===== DATA EXTRACT
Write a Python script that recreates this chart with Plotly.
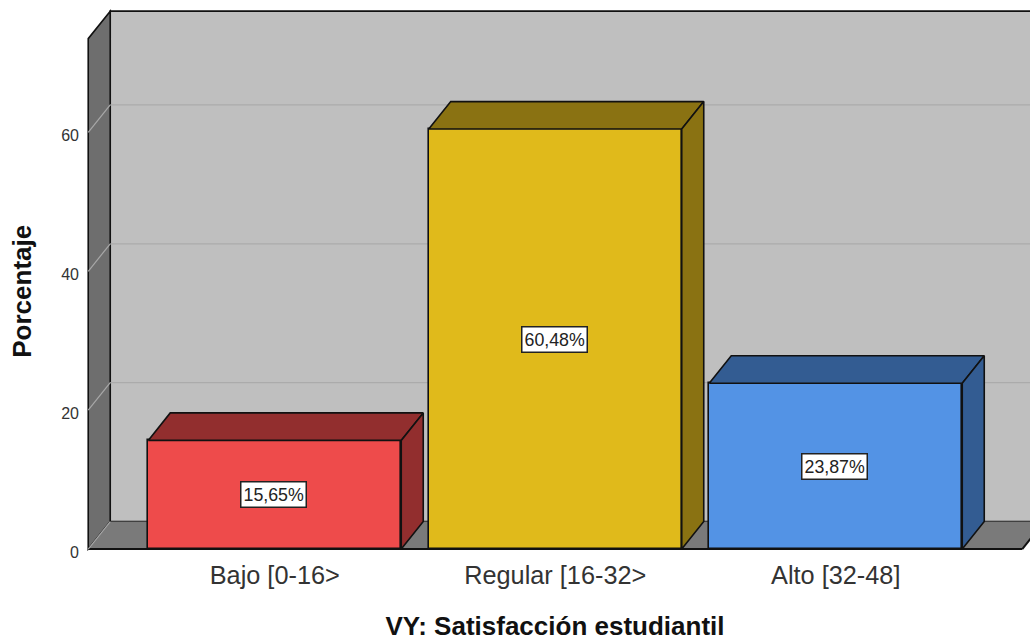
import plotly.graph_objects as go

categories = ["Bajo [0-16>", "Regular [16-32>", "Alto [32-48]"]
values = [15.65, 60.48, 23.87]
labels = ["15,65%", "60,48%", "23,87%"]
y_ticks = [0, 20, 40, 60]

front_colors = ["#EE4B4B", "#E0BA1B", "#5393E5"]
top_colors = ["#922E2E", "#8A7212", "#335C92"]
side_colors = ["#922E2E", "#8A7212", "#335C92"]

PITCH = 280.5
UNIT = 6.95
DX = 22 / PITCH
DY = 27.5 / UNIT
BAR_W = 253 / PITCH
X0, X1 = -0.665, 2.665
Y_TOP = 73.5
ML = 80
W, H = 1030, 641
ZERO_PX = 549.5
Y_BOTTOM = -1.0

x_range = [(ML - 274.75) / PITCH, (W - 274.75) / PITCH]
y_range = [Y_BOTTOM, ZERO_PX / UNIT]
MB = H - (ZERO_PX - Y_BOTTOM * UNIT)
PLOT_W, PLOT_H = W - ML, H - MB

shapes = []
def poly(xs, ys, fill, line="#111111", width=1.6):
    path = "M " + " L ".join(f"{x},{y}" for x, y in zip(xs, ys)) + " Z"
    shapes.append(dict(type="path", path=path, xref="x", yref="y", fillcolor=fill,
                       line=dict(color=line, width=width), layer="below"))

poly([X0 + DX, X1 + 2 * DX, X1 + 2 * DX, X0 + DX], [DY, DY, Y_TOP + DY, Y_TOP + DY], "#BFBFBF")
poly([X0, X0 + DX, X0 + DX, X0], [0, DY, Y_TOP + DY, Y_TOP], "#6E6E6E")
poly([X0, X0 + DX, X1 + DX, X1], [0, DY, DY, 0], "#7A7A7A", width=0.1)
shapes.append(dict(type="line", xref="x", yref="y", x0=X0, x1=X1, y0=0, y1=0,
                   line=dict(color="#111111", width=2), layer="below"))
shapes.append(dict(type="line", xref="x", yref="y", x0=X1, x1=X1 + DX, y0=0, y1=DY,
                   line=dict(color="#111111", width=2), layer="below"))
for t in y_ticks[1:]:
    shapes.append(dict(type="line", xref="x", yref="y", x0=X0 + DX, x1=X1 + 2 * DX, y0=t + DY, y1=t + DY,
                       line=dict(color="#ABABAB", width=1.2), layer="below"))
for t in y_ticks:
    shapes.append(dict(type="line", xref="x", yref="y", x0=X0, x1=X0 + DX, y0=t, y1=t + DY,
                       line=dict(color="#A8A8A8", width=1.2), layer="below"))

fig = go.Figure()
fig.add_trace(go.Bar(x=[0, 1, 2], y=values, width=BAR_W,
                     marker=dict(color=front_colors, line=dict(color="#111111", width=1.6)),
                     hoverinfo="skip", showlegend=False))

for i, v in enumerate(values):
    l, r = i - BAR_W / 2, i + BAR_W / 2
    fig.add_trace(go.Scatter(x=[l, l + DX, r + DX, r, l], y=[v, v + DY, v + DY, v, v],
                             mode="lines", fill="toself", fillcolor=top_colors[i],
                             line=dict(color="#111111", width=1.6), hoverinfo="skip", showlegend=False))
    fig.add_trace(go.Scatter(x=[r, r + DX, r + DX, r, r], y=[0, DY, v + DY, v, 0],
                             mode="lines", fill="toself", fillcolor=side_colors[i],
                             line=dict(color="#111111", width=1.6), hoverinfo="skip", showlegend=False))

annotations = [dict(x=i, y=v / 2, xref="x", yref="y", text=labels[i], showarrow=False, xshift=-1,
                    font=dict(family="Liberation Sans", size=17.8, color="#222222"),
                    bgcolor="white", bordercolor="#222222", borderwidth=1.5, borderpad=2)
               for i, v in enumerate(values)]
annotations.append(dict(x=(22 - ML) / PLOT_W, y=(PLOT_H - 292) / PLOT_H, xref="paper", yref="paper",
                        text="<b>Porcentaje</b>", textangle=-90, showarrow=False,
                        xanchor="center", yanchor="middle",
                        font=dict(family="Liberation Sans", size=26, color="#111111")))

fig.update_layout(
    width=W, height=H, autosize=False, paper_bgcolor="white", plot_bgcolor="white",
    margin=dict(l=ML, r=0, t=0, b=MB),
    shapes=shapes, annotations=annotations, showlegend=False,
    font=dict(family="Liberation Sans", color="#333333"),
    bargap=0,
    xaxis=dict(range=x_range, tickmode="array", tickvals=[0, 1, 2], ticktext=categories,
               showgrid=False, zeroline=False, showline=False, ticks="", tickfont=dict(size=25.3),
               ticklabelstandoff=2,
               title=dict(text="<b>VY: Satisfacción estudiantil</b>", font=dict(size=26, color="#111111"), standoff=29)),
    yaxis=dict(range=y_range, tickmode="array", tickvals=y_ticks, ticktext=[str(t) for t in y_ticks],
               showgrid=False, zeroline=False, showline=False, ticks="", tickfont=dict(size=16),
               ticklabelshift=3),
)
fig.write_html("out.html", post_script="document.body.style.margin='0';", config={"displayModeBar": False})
==========
Starting at the top of the listing above, please restate word for word each line up to and including the one that holds "Y_BOTTOM = -1.0", omitting every image.

## RESULT
Write a Python script that recreates this chart with Plotly.
import plotly.graph_objects as go

categories = ["Bajo [0-16>", "Regular [16-32>", "Alto [32-48]"]
values = [15.65, 60.48, 23.87]
labels = ["15,65%", "60,48%", "23,87%"]
y_ticks = [0, 20, 40, 60]

front_colors = ["#EE4B4B", "#E0BA1B", "#5393E5"]
top_colors = ["#922E2E", "#8A7212", "#335C92"]
side_colors = ["#922E2E", "#8A7212", "#335C92"]

PITCH = 280.5
UNIT = 6.95
DX = 22 / PITCH
DY = 27.5 / UNIT
BAR_W = 253 / PITCH
X0, X1 = -0.665, 2.665
Y_TOP = 73.5
ML = 80
W, H = 1030, 641
ZERO_PX = 549.5
Y_BOTTOM = -1.0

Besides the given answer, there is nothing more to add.